Performance Limits of Neighbor Discovery in Wireless Networks

Neighbor Discovery (ND) is the procedure employed by wireless devices to establish a first contact. All ND protocols involve devices sending beacons, and also listening for them. Protocols differ in terms of how the beacon transmissions and reception windows are scheduled, and the device sleeps in between consecutive transmissions and reception windows in order to save energy. A successful discovery constitutes a sending device's beacon coinciding with a receiving device's reception window. The goal of all ND protocols is to minimize the discovery latency.
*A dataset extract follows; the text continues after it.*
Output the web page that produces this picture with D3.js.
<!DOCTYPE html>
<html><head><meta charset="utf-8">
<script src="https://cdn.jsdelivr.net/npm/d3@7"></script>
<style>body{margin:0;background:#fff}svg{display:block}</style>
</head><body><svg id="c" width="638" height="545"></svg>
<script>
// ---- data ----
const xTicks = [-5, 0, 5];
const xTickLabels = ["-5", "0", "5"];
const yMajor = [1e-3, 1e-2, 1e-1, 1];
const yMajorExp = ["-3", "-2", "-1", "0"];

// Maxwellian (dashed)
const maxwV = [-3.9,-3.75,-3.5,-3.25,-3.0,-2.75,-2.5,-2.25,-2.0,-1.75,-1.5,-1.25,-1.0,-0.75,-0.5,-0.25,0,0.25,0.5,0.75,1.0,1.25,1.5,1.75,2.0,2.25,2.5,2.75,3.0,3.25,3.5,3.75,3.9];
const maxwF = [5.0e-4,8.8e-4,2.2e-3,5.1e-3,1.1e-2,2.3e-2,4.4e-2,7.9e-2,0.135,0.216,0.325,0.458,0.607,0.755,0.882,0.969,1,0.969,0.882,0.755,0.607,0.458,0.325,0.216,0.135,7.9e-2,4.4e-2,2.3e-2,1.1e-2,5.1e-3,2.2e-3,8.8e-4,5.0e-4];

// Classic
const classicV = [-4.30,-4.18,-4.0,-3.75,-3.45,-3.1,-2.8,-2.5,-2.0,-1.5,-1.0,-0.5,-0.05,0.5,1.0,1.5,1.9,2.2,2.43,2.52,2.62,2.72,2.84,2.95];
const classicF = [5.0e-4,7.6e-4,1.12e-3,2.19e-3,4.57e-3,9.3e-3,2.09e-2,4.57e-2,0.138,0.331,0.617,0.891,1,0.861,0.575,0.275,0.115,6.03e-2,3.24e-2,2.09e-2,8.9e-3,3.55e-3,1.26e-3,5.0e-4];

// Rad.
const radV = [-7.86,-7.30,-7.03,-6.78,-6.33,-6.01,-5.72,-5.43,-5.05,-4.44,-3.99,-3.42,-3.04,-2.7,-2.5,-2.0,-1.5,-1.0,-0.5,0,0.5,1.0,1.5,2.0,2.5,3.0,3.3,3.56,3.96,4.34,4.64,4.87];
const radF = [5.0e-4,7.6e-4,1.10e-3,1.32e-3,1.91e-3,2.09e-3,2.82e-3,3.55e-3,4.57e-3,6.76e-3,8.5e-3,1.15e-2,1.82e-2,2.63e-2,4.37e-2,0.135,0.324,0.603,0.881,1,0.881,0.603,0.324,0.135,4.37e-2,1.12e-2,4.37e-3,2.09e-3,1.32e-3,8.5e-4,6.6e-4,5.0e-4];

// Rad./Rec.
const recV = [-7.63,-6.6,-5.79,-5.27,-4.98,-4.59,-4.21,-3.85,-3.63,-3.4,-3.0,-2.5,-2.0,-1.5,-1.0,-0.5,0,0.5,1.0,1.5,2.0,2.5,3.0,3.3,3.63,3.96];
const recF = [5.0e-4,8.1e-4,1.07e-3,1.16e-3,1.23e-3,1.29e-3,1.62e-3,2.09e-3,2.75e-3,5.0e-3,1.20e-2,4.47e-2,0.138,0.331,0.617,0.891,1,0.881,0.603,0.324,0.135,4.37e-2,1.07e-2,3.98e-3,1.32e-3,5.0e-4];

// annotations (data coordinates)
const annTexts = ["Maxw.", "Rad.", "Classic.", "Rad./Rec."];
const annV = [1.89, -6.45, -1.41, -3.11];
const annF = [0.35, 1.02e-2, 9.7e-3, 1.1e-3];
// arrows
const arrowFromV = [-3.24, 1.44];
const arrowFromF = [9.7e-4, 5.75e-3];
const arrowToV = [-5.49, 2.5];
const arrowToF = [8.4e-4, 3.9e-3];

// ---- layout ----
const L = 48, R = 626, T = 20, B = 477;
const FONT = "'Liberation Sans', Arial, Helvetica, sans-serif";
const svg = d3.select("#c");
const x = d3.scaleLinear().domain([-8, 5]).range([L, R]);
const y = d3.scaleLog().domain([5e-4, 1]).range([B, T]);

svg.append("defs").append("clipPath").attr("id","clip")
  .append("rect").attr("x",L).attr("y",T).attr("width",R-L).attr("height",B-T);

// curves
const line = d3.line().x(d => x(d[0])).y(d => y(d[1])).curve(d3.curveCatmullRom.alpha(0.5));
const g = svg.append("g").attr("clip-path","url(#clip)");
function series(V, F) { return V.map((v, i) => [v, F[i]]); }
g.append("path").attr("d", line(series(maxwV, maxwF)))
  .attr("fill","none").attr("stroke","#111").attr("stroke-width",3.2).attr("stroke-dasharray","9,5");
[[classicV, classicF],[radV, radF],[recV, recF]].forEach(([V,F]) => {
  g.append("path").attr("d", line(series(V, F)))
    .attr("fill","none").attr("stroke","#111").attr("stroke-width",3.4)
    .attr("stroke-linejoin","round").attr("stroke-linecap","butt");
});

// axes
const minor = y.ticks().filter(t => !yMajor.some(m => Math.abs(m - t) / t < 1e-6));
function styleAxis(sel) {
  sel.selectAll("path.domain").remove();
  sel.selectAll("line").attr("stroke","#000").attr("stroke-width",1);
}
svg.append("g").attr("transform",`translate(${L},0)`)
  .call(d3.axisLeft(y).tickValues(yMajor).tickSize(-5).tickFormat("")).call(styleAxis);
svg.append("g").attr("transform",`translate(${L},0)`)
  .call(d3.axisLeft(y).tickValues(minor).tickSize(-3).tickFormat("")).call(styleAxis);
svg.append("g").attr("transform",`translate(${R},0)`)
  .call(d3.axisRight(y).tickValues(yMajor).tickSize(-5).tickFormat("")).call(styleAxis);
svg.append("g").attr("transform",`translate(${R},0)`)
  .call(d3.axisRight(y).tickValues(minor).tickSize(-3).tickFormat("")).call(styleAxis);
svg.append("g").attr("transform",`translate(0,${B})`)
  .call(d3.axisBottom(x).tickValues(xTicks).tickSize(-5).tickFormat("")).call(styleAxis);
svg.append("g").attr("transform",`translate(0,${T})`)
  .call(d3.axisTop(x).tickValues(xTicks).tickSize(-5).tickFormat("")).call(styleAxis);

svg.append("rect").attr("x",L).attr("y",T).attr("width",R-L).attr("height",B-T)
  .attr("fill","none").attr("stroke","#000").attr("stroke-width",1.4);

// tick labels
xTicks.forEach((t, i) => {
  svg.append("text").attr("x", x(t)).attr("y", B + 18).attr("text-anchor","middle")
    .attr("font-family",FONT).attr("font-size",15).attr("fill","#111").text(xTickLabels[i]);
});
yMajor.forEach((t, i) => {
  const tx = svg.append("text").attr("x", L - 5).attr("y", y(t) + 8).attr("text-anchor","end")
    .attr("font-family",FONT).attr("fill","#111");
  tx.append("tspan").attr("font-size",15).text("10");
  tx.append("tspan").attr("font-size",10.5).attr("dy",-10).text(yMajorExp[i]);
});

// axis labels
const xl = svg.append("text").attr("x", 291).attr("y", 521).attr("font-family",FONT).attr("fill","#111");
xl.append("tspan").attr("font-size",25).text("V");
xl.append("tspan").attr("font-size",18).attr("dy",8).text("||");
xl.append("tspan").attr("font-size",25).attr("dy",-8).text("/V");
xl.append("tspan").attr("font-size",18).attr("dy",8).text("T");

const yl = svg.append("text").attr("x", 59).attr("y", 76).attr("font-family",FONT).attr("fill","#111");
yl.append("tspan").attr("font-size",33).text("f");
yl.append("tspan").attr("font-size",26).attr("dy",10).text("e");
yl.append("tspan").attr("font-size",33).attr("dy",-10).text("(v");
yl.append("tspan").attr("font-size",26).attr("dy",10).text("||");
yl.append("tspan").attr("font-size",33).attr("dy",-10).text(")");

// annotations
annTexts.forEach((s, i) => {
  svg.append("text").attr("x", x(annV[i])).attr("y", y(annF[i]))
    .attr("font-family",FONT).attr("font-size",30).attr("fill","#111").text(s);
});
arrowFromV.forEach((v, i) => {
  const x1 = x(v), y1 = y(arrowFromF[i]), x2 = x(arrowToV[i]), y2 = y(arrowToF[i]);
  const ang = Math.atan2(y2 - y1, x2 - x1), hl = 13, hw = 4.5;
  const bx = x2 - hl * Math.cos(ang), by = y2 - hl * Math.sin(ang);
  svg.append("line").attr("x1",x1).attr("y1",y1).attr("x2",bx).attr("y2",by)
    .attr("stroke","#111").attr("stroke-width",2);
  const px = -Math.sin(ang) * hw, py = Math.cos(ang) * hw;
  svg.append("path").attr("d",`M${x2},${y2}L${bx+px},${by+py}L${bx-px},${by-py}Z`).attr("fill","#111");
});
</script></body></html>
In spite of the ubiquity of ND protocols and active research on this topic for over two decades, the basic question "Given a power budget, what is the minimum guaranteed ND latency?", however, has still remained unanswered. This paper is on the best-achievable ND latency for a given power budget between a pair of devices. In order to compute this lower bound, we introduce a concept called coverage maps, that allows us to analyze the ND procedure in a protocol-independent manner. Using it, we derive discovery latencies for different scenarios, e.g., when both devices have the same or different power budgets. We also show that some existing protocols can be parametrized such that they perform optimally. Our results are restricted to the case when a few devices discover each other at a time, as is the case in most real-life scenarios, while scenarios with large numbers of devices need further study.